An attempt to use Deep-Q Learning to solve a rubik's cube.
Yes, this README is partially completed. :)
This project is a personal research project that I started along with my academic advisor at Quinnipiac University in the Summer of 2022. I had recently switched to being a double major with Data Science, and wanted to dive into and learn more about machine learning.
Previously, I only had a bit of exposure to neural networks and how they work through my Algorithms for Data Science course (The final project can be found here: LittleTealeaf/DS-210-Final). I wanted to dive much deeper into machine learning, and with some guidance with my advisor, I decided to learn and attempt to implement the common reinforcement learning solution of Deep-Q Learning.
Now, I thought I could get it done in a summer. I was wrong, so here we are! I'll try to update this readme at various points to keep it up to date with what I have done, what I've learned, and what I need to do.
This project has multiple facets to it. Over the iterations, I've found the benefit of using rust to host the replay / environment, and using a database to store all of the data (even if, uh, it's not the best choice).
The following sections describe each used directory / sub-project of this project.
This directory contains all of the setup scripts used for SQL configuration. I am using a Microsoft SQL Server to store both the training data, as well as (regrettably) the network weights and biases.
You might be asking, why?!. Well, first of all I got tired of using .json
files to store everything. I didn't know what I would do until I decided to take an Advanced Database Programming Course in the Spring 2023 Semester. In the course, we needed to pick a large project to implement in a database, and I decided that it was the perfect excuse to get back to working on this project. Thus, I ported all the data from json to a Microsoft SQL Server Database.

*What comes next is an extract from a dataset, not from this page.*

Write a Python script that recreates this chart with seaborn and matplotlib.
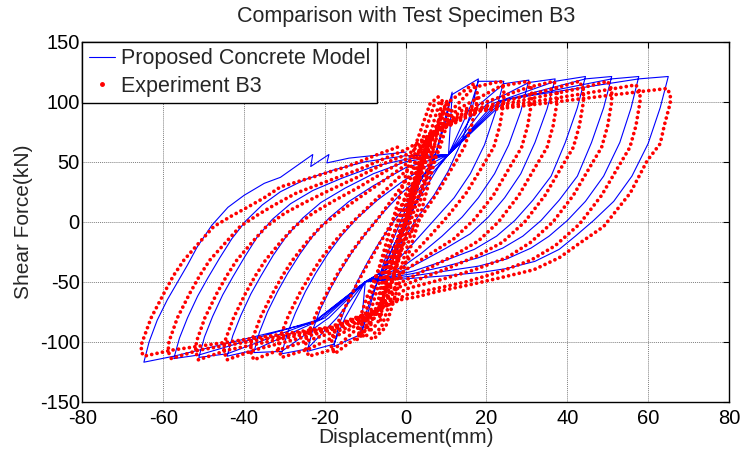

Let's get this out of the way: WHY RUST?!
- I've been learning rust and it's already my favorite language.
- In prior iterations, one of the biggest time-sinks for executing the code was both compiling / sampling the replay, as well as simulating the rubik's cube.
- I don't want to work in CPython
- Because I can
Basically, python efficiency is less than optimal when it comes to certain tasks. I've decided to implement two major components of Deep-Q Learning within Rust: The Environment, and the Replay Database.
I am using Py03 in order to compile Rust into a Python module. Specifically, I am using Maturin (maturin develop
) to install the module into the current virtual python environment.
This is the directory where it really gets fun. Kind-of. This basically contians the following important steps to the project:
- Connecting to and interacting with the database
- The python class describing a Network
- The python class describing an Agent
- The best python script you have ever seen that runs it all.
The scripts in python/
are primarily going to be run in a dev-environment, described in the .devcontainer/
directory. However, I suppose it could be used elsewhere.
The report/
directory contains files used in analysis and compiling a report for my Advanced Database Programming Course. For analysis and building graphs, I use R with ggplot2
, and the report itself is written in LaTeX.